And people ask me why I like this one better than "On The Road"
"Those afternoons, those lazy afternoons, when I used to sit, or lie down, on Desolation Peak, sometimes on the alpine grass, hundreds of miles of snowcovered grass all around, looming Mount Hozomeen on my north, vast snowy Jack to the south, the encharmed picture of the lake below to the west and the snowy hump of Mount Baker beyond, and to the east the rilled and ridged monstrosities humping to the Cascade Ridge, and after that first time suddenly realizing "It's me that changed and done all this and come and gone and complained and hurt and joyed and yelled, not the Void!" and so that every time I thought of the void I'd be looking at Mt. Hozomeen (because chair and bed and meadowgrass faced north) until I realized "Hozomeen is the Void- at least Hozomeen is the void to my eyes"- Stark naked rock, pinnacles, and thousand feet high protruding from immense timbered shoulders, and the green pointy-fir snake of my own (Starvation) Ridge wriggling to it, to its awful vaulty blue smokebody rock, and the "clouds of hope" lazing in Canada beyond with their tittlefaces and parallel lumps and sneers and grins and lamby banks and puffs of snout and mews of crack saying "Hoi! Hoi, Earth!"- the very top tittermost peak abominables of Hozomeen made of black rock and only when storms blew I don't see them and all they do is return tooth for tooth to storm an imperturbable surl for cloudburst mist- Hozomeen that does not crack like cabin rigging in the winds, that when seen from upsidedown (when I'd do my headstand in the yard) is just a hanging bubble in the illimitable ocean of space-
Hozomeen, Hozomeen, most beautiful mountain I ever seen, like a tiger sometimes with stripes, sunwashed rills and shadow crags wriggling lines in the Bright Daylight, vertical furrows and bumps and Boo! crevasse, boom, sheer magnificent Prudential mountain, nobody's even heard of it, and it's only 8,000 feet high, but what a horror when I first saw that void the first night of my staying on Desolation Peak waking up from deep fogs of 20 hours to a starlit night suddenly loomed by Hozomeen with his two sharp points, right in my window black- the Void, every time I'd think of the Void I'd see Hozomeen and understand- Over 70 days I had to stare at it."

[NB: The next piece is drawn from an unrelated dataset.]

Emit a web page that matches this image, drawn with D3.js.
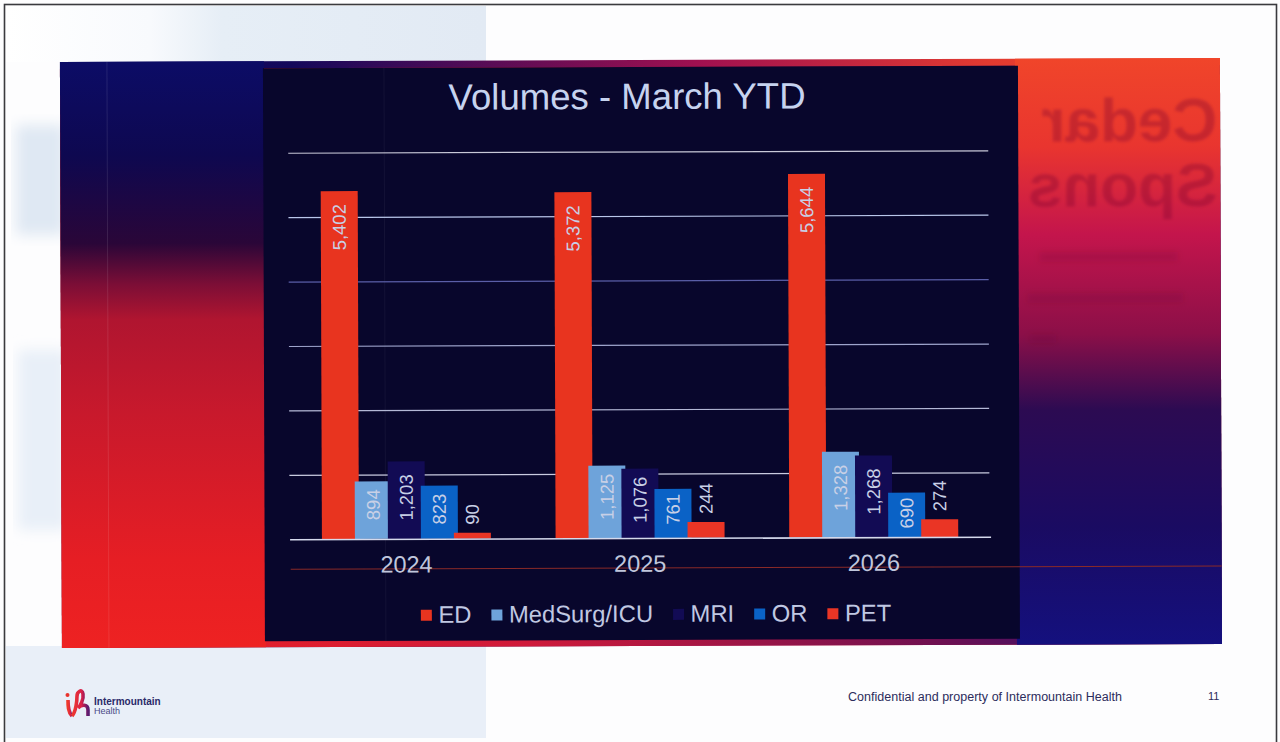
<!DOCTYPE html>
<html>
<head>
<meta charset="utf-8">
<title>Volumes - March YTD</title>
<script src="https://cdn.jsdelivr.net/npm/d3@7"></script>
<style>
  html, body { margin: 0; padding: 0; background: #fff; overflow: hidden; }
  svg { display: block; font-family: "Liberation Sans", Arial, sans-serif; }
</style>
</head>
<body>
<svg id="slide" width="1280" height="742"></svg>
<script>
// chart data
const years = ["2024", "2025", "2026"];
const seriesNames = ["ED", "MedSurg/ICU", "MRI", "OR", "PET"];
const edValues = [5402, 5372, 5644];
const medSurgValues = [894, 1125, 1328];
const mriValues = [1203, 1076, 1268];
const orValues = [823, 761, 690];
const petValues = [90, 244, 274];
const gridTicks = [1000, 2000, 3000, 4000, 5000, 6000];
const seriesColors = ["#e8341f", "#6ea3da", "#120b54", "#0a62c6", "#ea3525"];

const seriesValues = [edValues, medSurgValues, mriValues, orValues, petValues];

const svg = d3.select("#slide");
const defs = svg.append("defs");

function gradient(id, stops, horizontal) {
    const g = defs.append("linearGradient").attr("id", id)
        .attr("x1", 0).attr("y1", 0)
        .attr("x2", horizontal ? 1 : 0).attr("y2", horizontal ? 0 : 1);
    stops.forEach(s => g.append("stop").attr("offset", s[0]).attr("stop-color", s[1]));
}

gradient("leftBand", [[0, "#0c0c66"], [0.16, "#0e0850"], [0.31, "#2a0638"], [0.38, "#7c0e36"], [0.44, "#b01530"], [0.6, "#c8192c"], [0.85, "#e61e24"], [1, "#ee2222"]]);
gradient("rightBand", [[0, "#f0452a"], [0.15, "#e9352f"], [0.3, "#c4154c"], [0.47, "#8c0f48"], [0.6, "#2c0b52"], [0.8, "#1a0b62"], [1, "#14107e"]]);
gradient("topBand", [[0, "#0c0c66"], [0.2, "#14085a"], [0.55, "#a01050"], [0.8, "#e23a30"], [1, "#f0452a"]], true);
gradient("bottomBand", [[0, "#ee2222"], [0.4, "#d01a3a"], [0.75, "#701050"], [1, "#14107e"]], true);
gradient("logoGrad", [[0, "#ef3a2c"], [0.6, "#d8204a"], [1, "#5a1a70"]], true);
gradient("washTop", [[0, "#ffffff"], [0.3, "#f8fafd"], [0.45, "#e6eef6"], [1, "#e2eaf4"]], true);

defs.append("filter").attr("id", "soft").append("feGaussianBlur").attr("stdDeviation", 1.8);
defs.append("filter").attr("id", "softer").append("feGaussianBlur").attr("stdDeviation", 3);
defs.append("filter").attr("id", "wide").append("feGaussianBlur").attr("stdDeviation", 7);
defs.append("filter").attr("id", "logoBlur").append("feGaussianBlur").attr("stdDeviation", 0.4);

// page, pale watermark, scan frame
svg.append("rect").attr("width", 1280).attr("height", 742).attr("fill", "#fdfdfe");
svg.append("rect").attr("x", 6).attr("y", 6).attr("width", 480).attr("height", 56).attr("fill", "url(#washTop)");
svg.append("rect").attr("x", 6).attr("y", 646).attr("width", 480).attr("height", 92).attr("fill", "#e9eff8");
svg.append("rect").attr("x", 16).attr("y", 125).attr("width", 50).attr("height", 110).attr("fill", "#dfe8f3").attr("filter", "url(#wide)");
svg.append("rect").attr("x", 18).attr("y", 350).attr("width", 50).attr("height", 180).attr("fill", "#e8eff8").attr("filter", "url(#wide)");
svg.append("rect").attr("x", 4.5).attr("y", 4.5).attr("width", 1272).attr("height", 760)
    .attr("fill", "none").attr("stroke", "#3a3a3e").attr("stroke-width", 1.6);

// whole slide sits a little crooked in the scan
const page = svg.append("g").attr("transform", "rotate(-0.2 640 371)");

// gradient backdrop round the chart panel
page.append("rect").attr("x", 61).attr("y", 60).attr("width", 1160).attr("height", 586).attr("fill", "url(#topBand)");
page.append("rect").attr("x", 61).attr("y", 67).attr("width", 1160).attr("height", 579).attr("fill", "url(#bottomBand)");
page.append("rect").attr("x", 61).attr("y", 60).attr("width", 204).attr("height", 586).attr("fill", "url(#leftBand)");
page.append("rect").attr("x", 1016).attr("y", 60).attr("width", 205).attr("height", 586).attr("fill", "url(#rightBand)");
page.append("line").attr("x1", 108).attr("x2", 108).attr("y1", 60).attr("y2", 646)
    .attr("stroke", "#fff").attr("stroke-opacity", 0.1);

// show-through from the back of the sheet
const ghost = page.append("g").attr("transform", "translate(2438,0) scale(-1,1)")
    .attr("fill", "#7a1030").attr("fill-opacity", 0.32).attr("filter", "url(#soft)")
    .style("font-weight", "bold").style("font-size", "62px");
ghost.append("text").attr("x", 1220).attr("y", 143).text("Cedar");
ghost.append("text").attr("x", 1220).attr("y", 208).text("Spons");
const ghostLines = page.append("g").attr("fill", "#5a0a30").attr("fill-opacity", 0.16).attr("filter", "url(#softer)");
ghostLines.append("rect").attr("x", 1040).attr("y", 254).attr("width", 138).attr("height", 9);
ghostLines.append("rect").attr("x", 1028).attr("y", 295).attr("width", 155).attr("height", 9);
ghostLines.append("rect").attr("x", 1030).attr("y", 336).attr("width", 26).attr("height", 8);

// chart panel
page.append("rect").attr("x", 264).attr("y", 67).attr("width", 755).attr("height", 573).attr("fill", "#08062c");
page.append("line").attr("x1", 385).attr("x2", 385).attr("y1", 67).attr("y2", 640)
    .attr("stroke", "#fff").attr("stroke-opacity", 0.05);
page.append("line").attr("x1", 290).attr("x2", 1221).attr("y1", 568).attr("y2", 568)
    .attr("stroke", "#8a2a28").attr("stroke-width", 1);

page.append("text").attr("x", 628).attr("y", 109).attr("text-anchor", "middle")
    .style("font-size", "36.6px").attr("fill", "#c6d3ef").text("Volumes - March YTD");

const x0 = d3.scaleBand().domain(years).range([289, 990]);
const step = 33;
const barWidth = 37;
const x1 = d3.scaleBand().domain(seriesNames)
    .range([x0.bandwidth() / 2 - (step * 4 + barWidth) / 2, x0.bandwidth() / 2 - (step * 4 + barWidth) / 2 + step * 5]);
const y = d3.scaleLinear().domain([0, 6000]).range([538, 151.5]);

// gridlines, the scan washes some of them out
const gridTone = { 1000: "#c9cbe0", 2000: "#b4b8d6", 3000: "#9ea4cc", 4000: "#5a5ea8", 5000: "#b9c6ea", 6000: "#c8c8d8" };
const grid = page.append("g").attr("transform", "translate(289,0)")
    .call(d3.axisLeft(y).tickValues(gridTicks).tickSize(-700).tickFormat(""));
grid.select(".domain").remove();
grid.selectAll(".tick line").attr("stroke", d => gridTone[d]).attr("stroke-width", 1.2);

// bars, each series overlaps the one before it
const barData = seriesNames.flatMap((name, s) =>
    years.map((year, i) => ({ name, year, value: seriesValues[s][i], color: seriesColors[s] })));

page.append("g").selectAll("rect")
    .data(barData)
    .join("rect")
    .attr("x", d => x0(d.year) + x1(d.name))
    .attr("y", d => y(d.value))
    .attr("width", barWidth)
    .attr("height", d => y(0) - y(d.value))
    .attr("fill", d => d.color);

// x axis
const xAxis = page.append("g").attr("transform", "translate(0,538)")
    .call(d3.axisBottom(x0).tickSize(0).tickPadding(17));
xAxis.select(".domain").attr("stroke", "#d5d9ec").attr("stroke-width", 1.6);
xAxis.selectAll("text").style("font-size", "23.5px").style("font-family", "inherit").attr("fill", "#c0c6dc");

// value labels, rotated, inside the bar except for PET
function labelShift(d) {
    if (d.name === "PET") return -8;
    return d.value > 1200 ? 13 : d.value >= 800 ? 8 : 5;
}
const fmt = d3.format(",");
page.append("g").selectAll("text")
    .data(barData)
    .join("text")
    .attr("transform", d => `translate(${x0(d.year) + x1(d.name) + barWidth / 2 + 6.5},${y(d.value) + labelShift(d)}) rotate(-90)`)
    .attr("text-anchor", d => d.name === "PET" ? "start" : "end")
    .style("font-size", "18.5px")
    .attr("fill", "#c8d0e6")
    .text(d => fmt(d.value));

// legend
const legend = page.append("g").attr("transform", "translate(420,622)");
let legendX = 0;
seriesNames.forEach((name, i) => {
    const item = legend.append("g").attr("transform", `translate(${legendX},0)`);
    item.append("rect").attr("y", -13).attr("width", 11).attr("height", 11).attr("fill", seriesColors[i]);
    const label = item.append("text").attr("x", 17.5).style("font-size", "23.8px").attr("fill", "#c0c8e2").text(name);
    legendX += 17.5 + label.node().getComputedTextLength() + 20;
});

// footer
const footer = svg.append("g");
footer.append("text").attr("x", 848).attr("y", 701).style("font-size", "12.5px").attr("fill", "#2c2c5c")
    .attr("textLength", 274).text("Confidential and property of Intermountain Health");
footer.append("text").attr("x", 1208).attr("y", 700).style("font-size", "11px").attr("fill", "#2c2c5c").text("11");

const logo = footer.append("g").attr("fill", "none").attr("stroke", "url(#logoGrad)")
    .attr("stroke-width", 3.6).attr("filter", "url(#logoBlur)");
logo.append("path").attr("d", "M68 700 C68 706 68 712 72 716");
logo.append("path").attr("d", "M72 716 C76 712 77 700 77 696 C77 692 82 688 83 694 C84 700 80 706 78 708 C82 704 88 704 88 710 L88 716");
footer.append("circle").attr("cx", 67.5).attr("cy", 695).attr("r", 2).attr("fill", "#e8322c");
footer.append("text").attr("x", 94).attr("y", 705).style("font-size", "10px").style("font-weight", "bold")
    .attr("fill", "#2a2a68").text("Intermountain");
footer.append("text").attr("x", 94).attr("y", 714).style("font-size", "9px")
    .attr("fill", "#4a4a88").text("Health");
</script>
</body>
</html>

- Jack Kerouac, "Desolation Angels"
3 Comments:
Desolation was the first Kerouac I ever read, and it will probably always be my favorite. The imagery is absolutely fabulous.
I agree completely. The whole first half of the book, when he's living in the fire tower...Amazing.
This was one of two passages that changed my life.
The other was the first two pages of Henry Miller's Tropic of Cancer.